Event-Based Vibration Frequency Measurement With Laser-Assisted Illumination Based on Mixture Gaussian Distribution

Vibration measurement is an important part of monitoring the movement of objects and the working state of equipment. Non-contact vibration measurement can be achieved without installing a measuring device on the object to be measured, thus it has stronger applicability. However, traditional non-contact measurement methods, such as frame-based visual measurement, are prone to motion blur and difficult data processing. Event cameras encode the relative change of light intensity rather than the absolute value of the intensity recorded by conventional cameras, and this unique imaging mechanism makes them stand out with no motion blur, high temporal resolution and low power consumption. The displacement produced by the vibration of the object causes changes in light intensity, which are naturally captured by the event camera. Therefore, the use of event camera for vibration frequency measurement has inherent advantages. However, existing event-based methods cannot work under unstable lighting conditions, because changes in ambient light trigger events and interfere with the generation of events triggered by changes in light intensity produced by vibrations. Moreover, existing event-based computational methods do not model the mapping relationship between events and vibrations, the results of which are thus inaccurate. This article presents a method that utilizes laser-assisted illumination to help measure vibration frequencies.
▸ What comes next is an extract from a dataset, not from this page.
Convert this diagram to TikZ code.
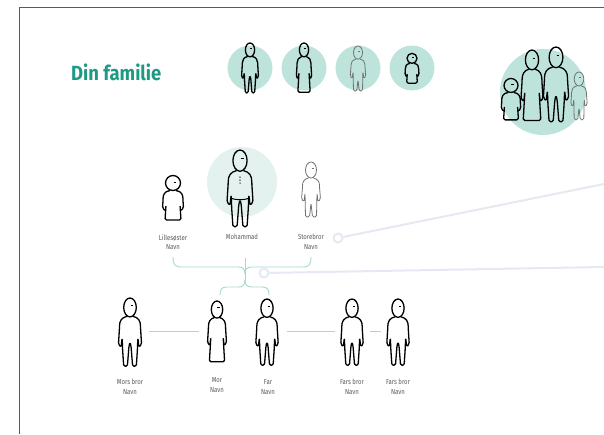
\documentclass[tikz,border=0pt]{standalone}
\usepackage{fontspec}
\setmainfont{Fira Sans}
\newfontfamily\titlefont[FakeStretch=0.9]{Fira Sans}
\newfontfamily\labelfont[FakeStretch=0.82]{Fira Sans}

\definecolor{famgreen}{HTML}{1E9A83}
\definecolor{ringfill}{HTML}{BDE3DB}
\definecolor{selffill}{HTML}{E3F2EF}
\definecolor{kincolor}{HTML}{A6D9CD}
\definecolor{linkcolor}{HTML}{E5E9F2}
\definecolor{labelgray}{HTML}{5A5A5A}

\tikzset{
  figure/.style={draw=black, line width=1.3pt, line join=round},
  faint/.style={draw=black!55, line width=0.8pt, line join=round},
  eye/.style={draw=black, line width=0.4pt},
  kin/.style={draw=kincolor, line width=0.9pt},
  link/.style={draw=linkcolor, line width=2pt},
  linkring/.style={circle, draw=linkcolor, line width=2pt, fill=white, minimum size=9pt, inner sep=0pt},
  namelabel/.style={text=labelgray, align=center, inner sep=0pt,
    font=\labelfont\fontsize{7.3}{9.5}\selectfont},
  % grown man, top of head at the origin, 65 high
  man/.pic={
    \draw[figure] (0,9) ellipse [x radius=6, y radius=9];
    \draw[eye] (0.5,7) -- (3,7);
    \draw[figure, rounded corners=1.5] (-3,17.5) .. controls (-8,18.5) and (-10,22) .. (-10,28)
      -- (-11,44) -- (-8.5,47) -- (-7.5,38) -- (-7,50) -- (-6,65) -- (-2.5,65) -- (-1,46)
      -- (0,42) -- (1,46) -- (2.5,65) -- (6,65) -- (7,50) -- (7.5,38) -- (8.5,47) -- (11,44)
      -- (10,28) .. controls (10,22) and (8,18.5) .. (3,17.5);
  },
  % grown woman in a dress
  woman/.pic={
    \draw[figure] (0,9) ellipse [x radius=6, y radius=9];
    \draw[eye] (0.5,7) -- (3,7);
    \draw[figure, rounded corners=1.5] (-3,17.5) .. controls (-7,18.5) and (-9,22) .. (-9,28)
      -- (-10,44) -- (-7.5,47) -- (-6.5,38) -- (-8,64) -- (8,64) -- (6.5,38) -- (7.5,47)
      -- (10,44) -- (9,28) .. controls (9,22) and (7,18.5) .. (3,17.5);
  },
  % small child, 45 high
  kid/.pic={
    \draw[figure] (0,8) circle [radius=7.5];
    \draw[eye] (0.5,7) -- (3,7);
    \draw[figure, rounded corners=1.5] (-3,15.5) .. controls (-9,16.5) and (-10,20) .. (-10,26)
      -- (-10.5,33) -- (-7.5,36) -- (-7,30) -- (-8,45) -- (8,45) -- (7,30) -- (7.5,36)
      -- (10.5,33) -- (10,26) .. controls (10,20) and (9,16.5) .. (3,15.5);
  },
  % older brother, thin grey outline, 55 high
  teen/.pic={
    \draw[faint] (0,8) ellipse [x radius=5.5, y radius=8];
    \draw[faint, line width=0.4pt] (0.5,6.5) -- (2.5,6.5);
    \draw[faint, rounded corners=1.5] (-2.5,16) .. controls (-7,17) and (-8.5,20) .. (-8.5,25)
      -- (-9.5,37) -- (-7,40) -- (-6,31) -- (-5.5,55) -- (-1.5,55) -- (0,41) -- (1.5,55)
      -- (5.5,55) -- (6,31) -- (7,40) -- (9.5,37) -- (8.5,25) .. controls (8.5,20) and (7,17) .. (2.5,16);
  },
  % buttons and belt for the main person
  buttons/.pic={
    \foreach \b in {23,25.5,28} \fill (0,\b) circle [radius=0.6];
    \draw[figure, line width=1pt] (-7.5,41) .. controls (-3,42.5) and (3,42.5) .. (7.5,41);
  }
}

\begin{document}
\begin{tikzpicture}[x=1pt,y=-1pt]
\useasboundingbox (0,0) rectangle (604,434);

% frame
\draw[black!65, line width=0.8pt] (19.5,434) -- (19.5,7.5) -- (604,7.5);

\node[anchor=west, text=famgreen, inner sep=0pt,
  font=\titlefont\bfseries\fontsize{20.5}{20.5}\selectfont] (title) at (71,72) {Din familie};

% legend circles
\foreach \x in {250,304,358,412}
  \fill[ringfill] (\x,68) circle (22.5);
\pic[scale=0.77] at (250,43) {man};
\pic[scale=0.77] at (304,43) {woman};
\pic[scale=0.82] at (358,46) {teen};
\pic[scale=0.67] at (412,53) {kid};

% the whole family
\fill[ringfill] (543,92) circle (43);
\pic[scale=0.93] at (511,78) {kid};
\pic[scale=1.1] at (532,50) {woman};
\pic[scale=1.15] at (556,47) {man};
\pic[scale=0.87] at (579,72) {teen};

% siblings row
\fill[selffill] (242,182) circle (35);
\pic at (173,175) {kid};
\pic[scale=1.18] at (240,150) {man};
\pic[scale=1.18] at (240,150) {buttons};
\pic at (311,162) {teen};

\node[namelabel] (lillesoster) at (173,242) {Lillesøster\\Navn};
\node[namelabel] (meg) at (242,237) {Mohammad};
\node[namelabel] (storebror) at (311,242) {Storebror\\Navn};

% brace between siblings and parents
\draw[kin] (173,257) .. controls (173,265) and (175,267) .. (182,267) -- (238,267)
  .. controls (243,267) and (245,269) .. (245,274);
\draw[kin] (311,257) .. controls (311,265) and (309,267) .. (302,267) -- (252,267)
  .. controls (247,267) and (245,269) .. (245,274);
\draw[kin] (245,258) -- (245,281);
\draw[kin] (245,280) .. controls (245,285) and (243,287) .. (238,287) -- (227,287)
  .. controls (222,287) and (220,289) .. (220,295);
\draw[kin] (245,280) .. controls (245,285) and (247,287) .. (252,287) -- (262,287)
  .. controls (267,287) and (269,289) .. (269,295);

% links out to the right
\node[linkring] (ringsib) at (338,238) {};
\coordinate (farsib) at (604,184);
\draw[link] (ringsib) -- (farsib);
\node[linkring] (ringpar) at (264,273) {};
\coordinate (farpar) at (604,267);
\draw[link] (ringpar) -- (farpar);

% parents row
\coordinate (morsbror) at (130,331);
\coordinate (mor) at (217,331);
\coordinate (far) at (267,331);
\coordinate (farsbrorA) at (352,331);
\coordinate (farsbrorB) at (398,331);
\pic[scale=1.05] at (130,298) {man};
\pic[scale=0.95] at (217,301) {woman};
\pic[scale=1.02] at (267,299) {man};
\pic[scale=1.02] at (352,299) {man};
\pic[scale=1.02] at (398,299) {man};

\draw[kin] ([xshift=19pt]morsbror) -- ([xshift=-18pt]mor);
\draw[kin] ([xshift=20pt]far) -- ([xshift=-17pt]farsbrorA);
\draw[kin] ([xshift=18pt]farsbrorA) -- ([xshift=-17pt]farsbrorB);

\node[namelabel] (morsbrorname) at (130,387) {Mors bror\\Navn};
\node[namelabel] (morname) at (217,385) {Mor\\Navn};
\node[namelabel] (farname) at (268,387) {Far\\Navn};
\node[namelabel] (farsbrorAname) at (352,387) {Fars bror\\Navn};
\node[namelabel] (farsbrorBname) at (398,387) {Fars bror\\Navn};
\end{tikzpicture}
\end{document}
At the same time, a mixture Gaussian distribution is proposed to fit the frequency distribution. The experimental results show that the proposed method achieves accurate non-contact vibration frequency measurement of the object fixed on a vibrating table in the measurement range from 20 Hz to 300 Hz, with a relative error of 6.23 ‰, 4.03 ‰ and 5.45 ‰ under the ambient lighting of 0.01 lux, 55 lux and 3800 lux respectively. Furthermore, the measurement results of the vibration frequency of the loudspeaker show that the proposed method can measure the vibration in multiple directions.